The Real Scoop: Hudson Valley's Artisanal Ice Cream Makers
Photo: Julian Hom
The ice cream cooler at Alleyway Ice Cream
If you were to mark the passage of seasons in the Hudson Valley by their signature foods, fall would be all about cider doughnuts and pumpkin spice everything. Winter menus would be dominated by squash and root vegetables. And nothing screams summer like a line of people snaking around the block for ice cream. After a long, cold winter (and an endlessly rainy spring), there's nothing sweeter than that first race finish an ice cream cone faster than the heat can melt it. "Ice cream makes people happy," says Katie Ferris, owner of Zoe's Ice Cream Barn in Lagrangeville. "I love the fact that it is often enjoyed together by friends and family. At my store you will see people connecting, chatting, and unwinding from their hectic schedules."
We practically trip over ice cream joints in every town, village, and city in the valley. But among the sea of Dairy Queens and roadside stands offering mass-produced ice cream, cones, and toppings trucked in from who-knows-where, a niche yet fast-growing market for artisanal ice cream is drawing discerning sweet teeth from far and wide.
But ice cream is ice cream, right? Not if you ask the proprietors of these small-batch, high-quality ice cream businesses that attract cult followings of locals, weekenders, and tourists alike.
Photo: Julian Hom
Belgian chocolate ice cream from Alleyway Ice Cream in Saugerties
"It's very creamy and very dense, which is the opposite of soft serve or a scooping store, where they're pumping air into the product," says Steven Astorino, chef and owner of Zora Dora's Small Batch in Beacon, which specializes in paletas (or desserts on sticks). "We don't pump any air into our product. It's just straight up, which gives it a whole different characteristic."
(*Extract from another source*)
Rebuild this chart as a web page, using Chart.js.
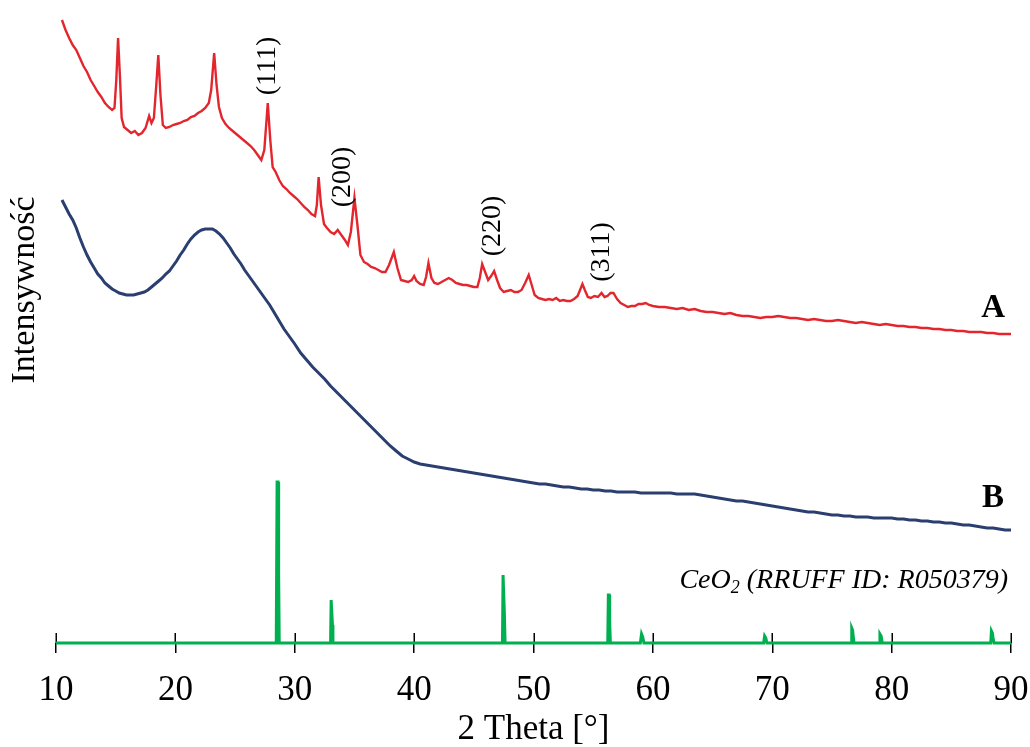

When you listen to Kathryn Spata, co-owner of Nancy's of Woodstock Artisanal Creamery, describe the process of cooking, blending, and pureeing three dozen bananas with brown sugar, butter, and rum to yield one three-gallon bucket of banana ice cream, the only words that come to mind are "labor of love."
"It might not necessarily be a unique flavor—it's how we make it," says Spata, who, with husband Sam, opened Nancy's after permanently moving to Shandaken from New York City in 2015. "People recognize quality when they taste it."
The growing popularity of artisanal ice cream in the region can be directly tied to this surge in customer awareness, or what Amy Keller, co-owner of Jane's Ice Cream, calls "the food revolution." Consumers now, more than ever, care deeply about where their food comes from and how it's made, and they prioritize supporting their communities' micro-economies.
"If it's not fresh, then why bother?" says Astorino, a former pastry chef from Staten Island who moved to Beacon 17 years ago for the then-cheap rents. "If I wanted to open a scoop shop and order stuff from a commercial ice cream [company], stick a three-gallon tub into a frostbitten freezer, and scoop it onto a commercial cone, I think anyone could do that. But I'm anal about what I eat, so I want people to experience the same freshness—local dairy, local vegetables, and local fruits."